With two of Europe’s traditional football powerhouses, the Netherlands and Germany, already out of the FIFA 2026 World Cup, the remaining teams are increasingly looking to IoT technologies to help gain an edge in an otherwise tightly contested tournament.
Tonight, when England take on the Democratic Republic of Congo, both sides will be drawing on this same technology. Real-time tracking systems, connected match balls, and wearable biometric devices are continuously generating streams of data that are processed within centralised analytics environments and translated into actionable insights for coaching staff.
FIFA 2026 is quickly becoming known as the most connected World Cup ever. Across the competition, a dense network of connected systems is capturing and transmitting real-time performance data, feeding analytics platforms designed to support coaching decisions, player monitoring, and in-match tactical adjustments.

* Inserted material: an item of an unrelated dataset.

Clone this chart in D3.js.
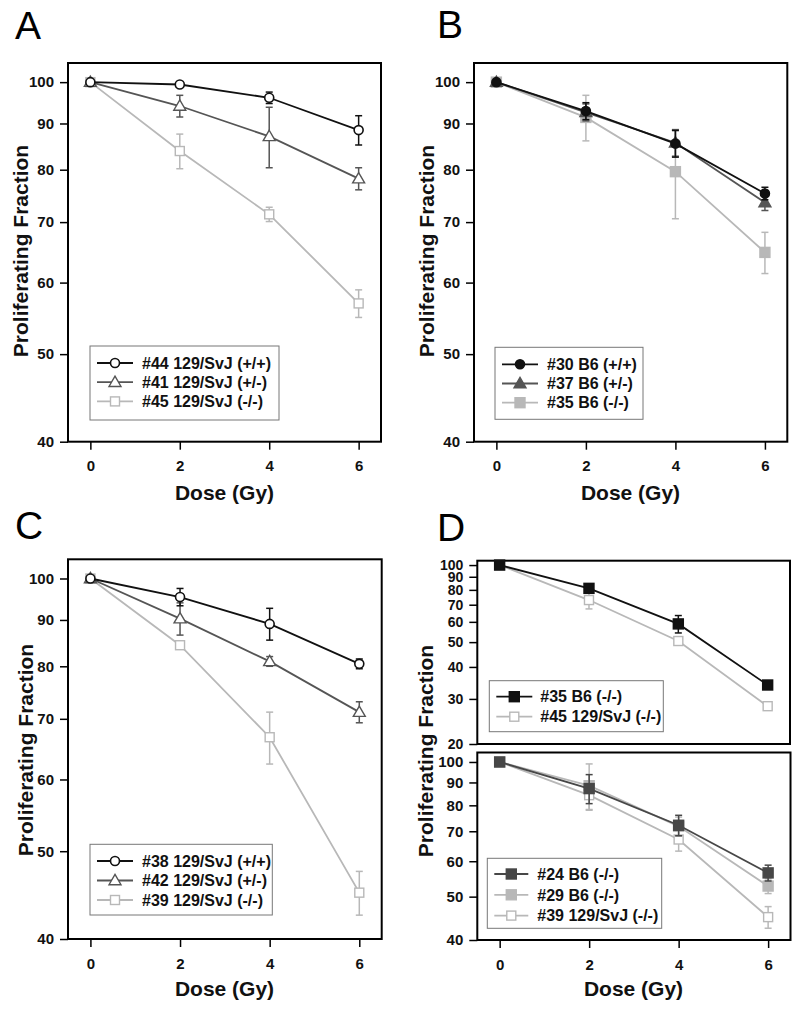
<!DOCTYPE html>
<html><head><meta charset="utf-8">
<script src="https://cdn.jsdelivr.net/npm/d3@7"></script>
<style>body{margin:0;background:#fff}svg{display:block}text{font-family:"Liberation Sans",Arial,sans-serif}</style>
</head><body>
<svg id="c" width="800" height="1011"></svg>
<script>
// ---- data ----
const dose = [0, 2, 4, 6];
const xTicks = [0, 2, 4, 6];
const yTicks40 = [40, 50, 60, 70, 80, 90, 100];
const yTicks20 = [20, 30, 40, 50, 60, 70, 80, 90, 100];

// Panel A
const a44 = [100, 99.4, 96.1, 88.5], a44e = [0.3, 0.4, 1.4, 3.3];
const a41 = [100, 94.1, 87.1, 78.2], a41e = [0.3, 2.6, 6.7, 2.2];
const a45 = [100, 83.9, 71.4, 56.9], a45e = [0.3, 3.7, 1.3, 2.0];
// Panel B
const b30 = [100, 92.9, 85.5, 75.3], b30e = [0.6, 2.0, 2.9, 1.2];
const b37 = [100, 92.6, 85.7, 73.6], b37e = [0.3, 2.0, 2.9, 1.5];
const b35 = [100, 91.4, 79.6, 64.8], b35e = [0.3, 5.3, 9.0, 3.4];
// Panel C
const c38 = [100, 95.4, 89.1, 80.5], c38e = [0.3, 2.1, 3.6, 1.0];
const c42 = [100, 90.3, 81.0, 71.2], c42e = [0.3, 3.7, 1.0, 1.9];
const c39 = [100, 84.4, 66.8, 45.0], c39e = [0.3, 0.5, 4.4, 2.5];
// Panel D (top)
const d35 = [100, 81.1, 58.9, 34.0], d35e = [0.5, 1.5, 4.6, 0.5];
const d45 = [100, 73.0, 50.5, 28.1], d45e = [0.5, 5.6, 1.0, 1.0];
// Panel D (bottom)
const d24 = [100, 87.2, 72.2, 56.5], d24e = [0.3, 6.5, 3.8, 2.3];
const d29 = [100, 88.5, 71.8, 52.8], d29e = [0.3, 10.5, 3.5, 2.0];
const d39 = [100, 84.3, 67.1, 45.0], d39e = [0.3, 6.0, 3.9, 2.5];

const BLACK = "#111", DARK = "#555", DARK2 = "#474747", LIGHT = "#b8b8b8";

const svg = d3.select("#c");

function panel(o) {
  const x = d3.scaleLinear().domain([-0.5, 6.5]).range([o.x0, o.x1]);
  const y = d3.scaleLog().domain(o.yDom).range([o.y1, o.y0]);
  const g = svg.append("g");
  const fs = o.tickFont || 15;
  // y axis
  const ya = g.append("g").attr("transform", `translate(${o.x0},0)`)
    .call(d3.axisLeft(y).tickValues(o.yTicks).tickFormat(d3.format("d")).tickSize(8).tickPadding(6));
  ya.select(".domain").remove();
  ya.selectAll("line").attr("stroke", "#000").attr("stroke-width", 1.5);
  ya.selectAll("text").style("font-size", fs + "px").style("font-weight", "bold").attr("fill", "#111");
  if (o.xAxis) {
    const xa = g.append("g").attr("transform", `translate(0,${o.y1})`)
      .call(d3.axisBottom(x).tickValues(xTicks).tickFormat(d3.format("d")).tickSize(8).tickPadding(11));
    xa.select(".domain").remove();
    xa.selectAll("line").attr("stroke", "#000").attr("stroke-width", 1.5);
    xa.selectAll("text").style("font-size", "15px").style("font-weight", "bold").attr("fill", "#111");
  }
  // frame
  g.append("rect").attr("x", o.x0).attr("y", o.y0).attr("width", o.x1 - o.x0).attr("height", o.y1 - o.y0)
    .attr("fill", "none").attr("stroke", "#000").attr("stroke-width", 2);
  // legend box
  const L = o.legend;
  g.append("rect").attr("x", L.x).attr("y", L.y).attr("width", L.w).attr("height", L.h)
    .attr("fill", "#fff").attr("stroke", "#777").attr("stroke-width", 1);
  // series (draw last first)
  const line = d3.line().x((d, i) => x(dose[i])).y(d => y(d));
  o.series.slice().reverse().forEach(s => {
    const sg = g.append("g");
    sg.append("path").attr("d", line(s.v)).attr("fill", "none").attr("stroke", s.c).attr("stroke-width", 1.8);
    s.v.forEach((v, i) => {
      const e = s.e[i];
      if (e > 0.8) {
        const cx = x(dose[i]);
        sg.append("line").attr("x1", cx).attr("x2", cx).attr("y1", y(v + e)).attr("y2", y(v - e)).attr("stroke", s.c).attr("stroke-width", 1.5);
        [v + e, v - e].forEach(w => sg.append("line").attr("x1", cx - 3.5).attr("x2", cx + 3.5).attr("y1", y(w)).attr("y2", y(w)).attr("stroke", s.c).attr("stroke-width", 1.5));
      }
    });
    s.v.forEach((v, i) => marker(sg, s, x(dose[i]), y(v)));
  });
  // legend entries
  o.series.forEach((s, i) => {
    const ly = L.y + L.first + i * L.step;
    g.append("line").attr("x1", L.x + 7).attr("x2", L.x + 7 + L.lineLen).attr("y1", ly).attr("y2", ly).attr("stroke", s.c).attr("stroke-width", 1.8);
    marker(g, s, L.x + 7 + L.lineLen / 2, ly);
    g.append("text").attr("x", L.x + L.textX).attr("y", ly).attr("dy", "0.36em").style("font-size", "16px").style("font-weight", "bold").attr("fill", "#111").text(s.name);
  });
  return {x, y};
}

function marker(g, s, cx, cy) {
  const fill = s.open ? "#fff" : s.c;
  if (s.shape === "circle") {
    g.append("circle").attr("cx", cx).attr("cy", cy).attr("r", 4.5).attr("fill", fill).attr("stroke", s.c).attr("stroke-width", 1.6);
  } else if (s.shape === "triangle") {
    g.append("path").attr("d", d3.symbol(d3.symbolTriangle, 62)()).attr("transform", `translate(${cx},${cy + 0.8})`)
      .attr("fill", fill).attr("stroke", s.c).attr("stroke-width", 1.4);
  } else {
    const sz = s.open ? 9 : 10;
    g.append("rect").attr("x", cx - sz / 2).attr("y", cy - sz / 2).attr("width", sz).attr("height", sz)
      .attr("fill", fill).attr("stroke", s.c).attr("stroke-width", 1.4);
  }
}

function label(txt, x, y) {
  svg.append("text").attr("x", x).attr("y", y).style("font-size", "39px").attr("fill", "#000").text(txt);
}
function yTitle(x, y) {
  svg.append("text").attr("transform", `translate(${x},${y}) rotate(-90)`).attr("text-anchor", "middle").attr("dy", "0.36em")
    .style("font-size", "21px").style("font-weight", "bold").attr("fill", "#111").text("Proliferating Fraction");
}
function xTitle(x, y) {
  svg.append("text").attr("x", x).attr("y", y).attr("text-anchor", "middle").attr("dy", "0.36em")
    .style("font-size", "21px").style("font-weight", "bold").attr("fill", "#111").text("Dose (Gy)");
}

// Panel A
panel({x0: 68, x1: 381, y0: 63, y1: 441.7, yDom: [40, 105], yTicks: yTicks40, xAxis: true,
  legend: {x: 90, y: 346, w: 189, h: 74, first: 17, step: 19.2, lineLen: 36, textX: 52},
  series: [
    {name: "#44 129/SvJ (+/+)", v: a44, e: a44e, c: BLACK, shape: "circle", open: true},
    {name: "#41 129/SvJ (+/-)", v: a41, e: a41e, c: DARK, shape: "triangle", open: true},
    {name: "#45 129/SvJ (-/-)", v: a45, e: a45e, c: LIGHT, shape: "square", open: true}]});
label("A", 15, 39); yTitle(20, 251); xTitle(224.5, 492);

// Panel B
panel({x0: 474, x1: 787.3, y0: 63, y1: 441.7, yDom: [40, 105], yTicks: yTicks40, xAxis: true,
  legend: {x: 495, y: 347.3, w: 148, h: 72, first: 17, step: 19.2, lineLen: 36, textX: 52},
  series: [
    {name: "#30 B6 (+/+)", v: b30, e: b30e, c: BLACK, shape: "circle", open: false},
    {name: "#37 B6 (+/-)", v: b37, e: b37e, c: DARK, shape: "triangle", open: false},
    {name: "#35 B6 (-/-)", v: b35, e: b35e, c: LIGHT, shape: "square", open: false}]});
label("B", 437, 38); yTitle(426, 251); xTitle(630.5, 492);

// Panel C
panel({x0: 68, x1: 381.7, y0: 559.3, y1: 939, yDom: [40, 105], yTicks: yTicks40, xAxis: true,
  legend: {x: 90, y: 844.3, w: 182.3, h: 70.7, first: 16.7, step: 19.5, lineLen: 36, textX: 52},
  series: [
    {name: "#38 129/SvJ (+/+)", v: c38, e: c38e, c: BLACK, shape: "circle", open: true},
    {name: "#42 129/SvJ (+/-)", v: c42, e: c42e, c: DARK, shape: "triangle", open: true},
    {name: "#39 129/SvJ (-/-)", v: c39, e: c39e, c: LIGHT, shape: "square", open: true}]});
label("C", 15, 539); yTitle(25, 750); xTitle(224.5, 988.5);

// Panel D top
panel({x0: 477.3, x1: 790, y0: 560.7, y1: 744, yDom: [20, 104], yTicks: yTicks20, xAxis: false, tickFont: 14,
  legend: {x: 489.3, y: 680.7, w: 174, h: 51, first: 16, step: 20, lineLen: 36, textX: 51},
  series: [
    {name: "#35 B6 (-/-)", v: d35, e: d35e, c: BLACK, shape: "square", open: false},
    {name: "#45 129/SvJ (-/-)", v: d45, e: d45e, c: LIGHT, shape: "square", open: true}]});
// Panel D bottom
panel({x0: 477.3, x1: 790.5, y0: 752.5, y1: 940, yDom: [40, 105], yTicks: yTicks40, xAxis: true,
  legend: {x: 487.3, y: 858.3, w: 174.4, h: 70, first: 15.7, step: 20.8, lineLen: 34, textX: 50},
  series: [
    {name: "#24 B6 (-/-)", v: d24, e: d24e, c: DARK2, shape: "square", open: false},
    {name: "#29 B6 (-/-)", v: d29, e: d29e, c: LIGHT, shape: "square", open: false},
    {name: "#39 129/SvJ (-/-)", v: d39, e: d39e, c: LIGHT, shape: "square", open: true}]});
label("D", 437, 541); yTitle(425, 751); xTitle(633.5, 988.5);
</script>
</body></html>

Teams are making use of wearable biometric devices to capture metrics including heart rate, workload, and recovery levels, optical tracking systems to monitor every movement on the pitch, and connected match balls to generate hundreds of spatial data points per second.
For emerging sides such as the DRC, alongside other lower-ranked nations still in the tournament, AI-assisted analytics are being positioned as a way to narrow the gap with established footballing powers. These systems rely on vast quantities of data generated in real time across the pitch, from player movement tracking to physiological monitoring.
One of the most significant developments at this year’s tournament is FIFA’s Football AI Pro assistant, which allows coaches and analysts to interact with match data using natural language. Instead of navigating complex dashboards or manually filtering datasets, staff can ask questions about pressing structures, positional behaviour, or tactical efficiency and receive near-instant responses.
“At the World Cup, conversational AI assistants—such as FIFA’s Football AI Pro—are being provided to all teams, allowing coaches and analysts to interact with their data in natural language,” says Andrius Kūkšta, Tech Lead in the R&D team at Oxylabs. “This technology is particularly valuable for smaller nations that lack dedicated analytics staff, helping to level the playing field by giving every team advanced, user-friendly access to actionable insights.”
Together, these inputs are fed into FIFA’s central data platform, where they are synchronised and processed into structured tactical intelligence for teams, broadcasters, and analysts. The result is a continuous feedback loop between physical action on the pitch and digital interpretation off it.
Historically, advanced football analytics have been concentrated among wealthier federations with dedicated data science teams and proprietary systems. AI-driven interfaces may reduce that dependence on specialist expertise, but they do not remove the underlying infrastructure gap.
As England take on the Democratic Republic of Congo tonight, the result will ultimately be decided by goals, not graphs. But in the margins, it will be shaped by a constant stream of data that neither side can afford to ignore.